> [INFORMATION PROVIDED]

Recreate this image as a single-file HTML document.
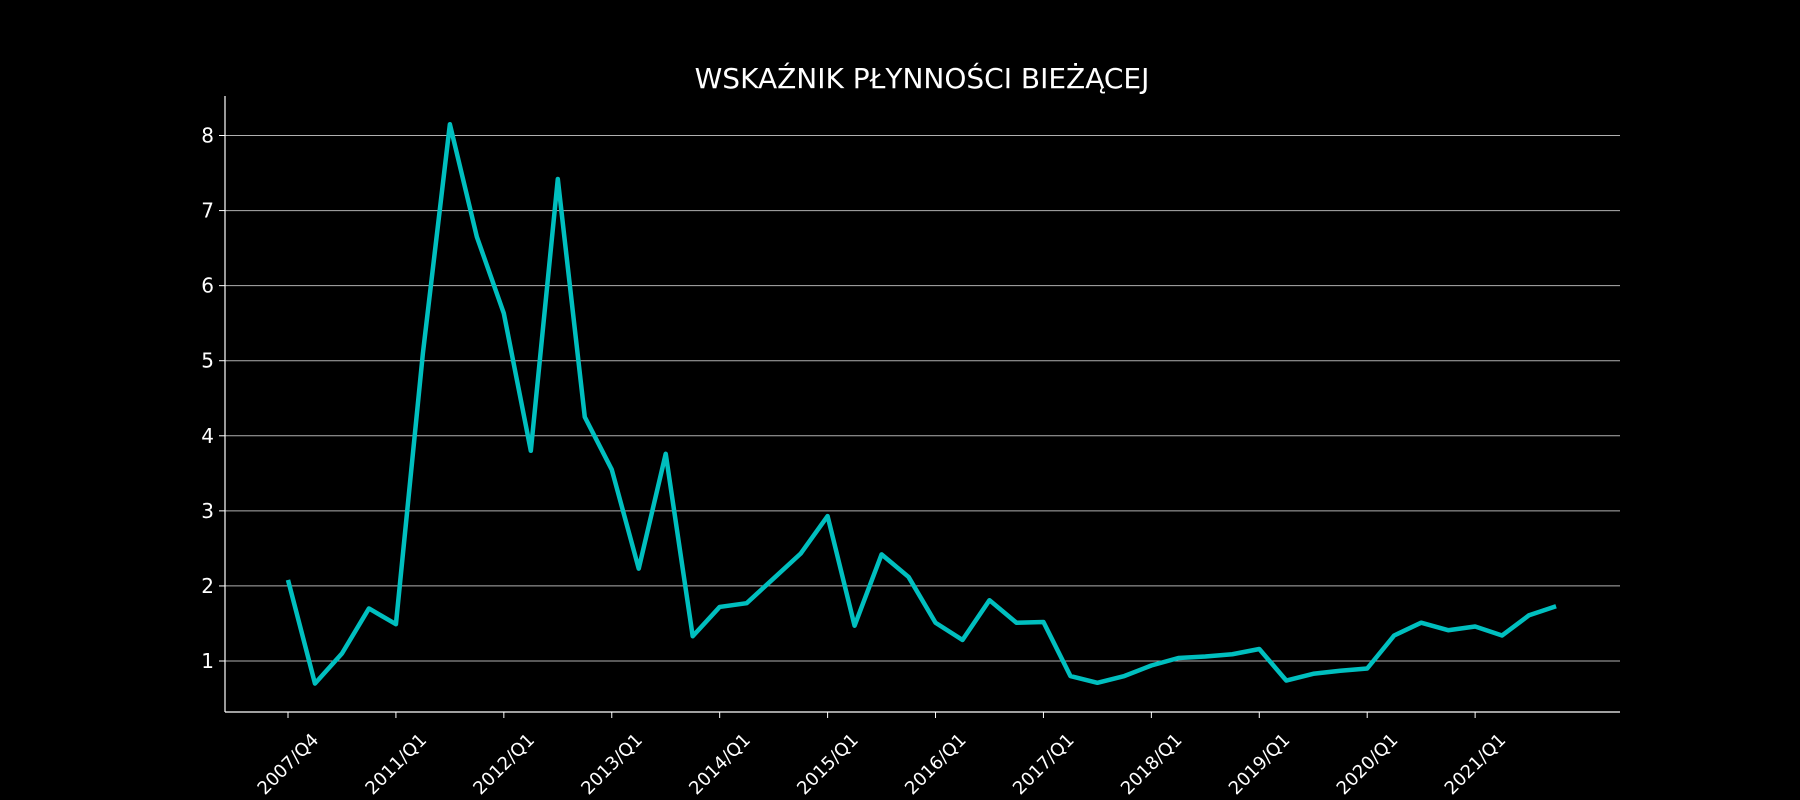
<!DOCTYPE html>
<html><head><meta charset="utf-8"><style>
html,body{margin:0;padding:0;background:#000;}
svg{display:block;font-family:"DejaVu Sans","Liberation Sans",sans-serif;}
</style></head><body>
<svg id="chart" width="1800" height="800" viewBox="0 0 1800 800" xmlns="http://www.w3.org/2000/svg">
<rect width="1800" height="800" fill="#000"/>
<text x="922" y="88" fill="#fff" font-size="28" text-anchor="middle">WSKAŹNIK PŁYNNOŚCI BIEŻĄCEJ</text>
<g id="grid"></g><g id="axes"></g><g id="series"></g>
</svg>
<script>
const categories=["2007/Q4","2010/Q2","2010/Q3","2010/Q4","2011/Q1","2011/Q2","2011/Q3","2011/Q4","2012/Q1","2012/Q2","2012/Q3","2012/Q4","2013/Q1","2013/Q2","2013/Q3","2013/Q4","2014/Q1","2014/Q2","2014/Q3","2014/Q4","2015/Q1","2015/Q2","2015/Q3","2015/Q4","2016/Q1","2016/Q2","2016/Q3","2016/Q4","2017/Q1","2017/Q2","2017/Q3","2017/Q4","2018/Q1","2018/Q2","2018/Q3","2018/Q4","2019/Q1","2019/Q2","2019/Q3","2019/Q4","2020/Q1","2020/Q2","2020/Q3","2020/Q4","2021/Q1","2021/Q2","2021/Q3","2021/Q4"];
const values=[2.08,0.70,1.10,1.70,1.49,5.10,8.15,6.65,5.63,3.80,7.42,4.25,3.55,2.23,3.76,1.33,1.72,1.77,2.10,2.43,2.93,1.47,2.42,2.12,1.51,1.28,1.81,1.51,1.52,0.80,0.71,0.80,0.94,1.04,1.06,1.09,1.16,0.74,0.83,0.87,0.90,1.34,1.51,1.41,1.46,1.34,1.61,1.73];
const yTicks=[1,2,3,4,5,6,7,8];
const tickEvery=4;
const NS="http://www.w3.org/2000/svg";
const L=225,R=1620,T=96,B=712;
function x(i){return 288+i*26.98;}
function y(v){return 661-(v-1)*75.07;}
function mk(tag,attrs,parent){const e=document.createElementNS(NS,tag);for(const k in attrs)e.setAttribute(k,attrs[k]);parent.appendChild(e);return e;}
const grid=document.getElementById('grid'),axes=document.getElementById('axes'),series=document.getElementById('series');
yTicks.forEach(v=>{
 const g=mk('line',{x1:L,x2:R,y1:y(v),y2:y(v),stroke:'#b0b0b0','stroke-width':1},grid);
 
 
 const tk=mk('line',{x1:L-6,x2:L,y1:y(v),y2:y(v),stroke:'#fff','stroke-width':1},axes);
 
 
 const t=mk('text',{x:L-11,y:y(v)+7,fill:'#fff','font-size':20,'text-anchor':'end'},axes);
 t.textContent=v;
 
 
});
const ya=mk('line',{x1:L,x2:L,y1:T,y2:B,stroke:'#fff','stroke-width':1.2},axes);


const xa=mk('line',{x1:L,x2:R,y1:B,y2:B,stroke:'#fff','stroke-width':1.2},axes);


categories.forEach((c,i)=>{
 if(i%tickEvery) return;
 const tk=mk('line',{x1:x(i),x2:x(i),y1:B,y2:B+6,stroke:'#fff','stroke-width':1},axes);
 
 
 const cy=B+52;
 const t=mk('text',{x:x(i),y:cy+6,fill:'#fff','font-size':18,'text-anchor':'middle',transform:`rotate(-45 ${x(i)} ${cy})`},axes);
 t.textContent=c;
 
 
});
const p=mk('polyline',{points:values.map((v,i)=>x(i)+','+y(v)).join(' '),fill:'none',stroke:'#00bfbf','stroke-width':4.5,'stroke-linejoin':'round'},series);


</script>
</body></html>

> [THE TASK] Say how many lines hold the word "document", giving the number and nothing else.

> [SOLVED EXERCISE] 3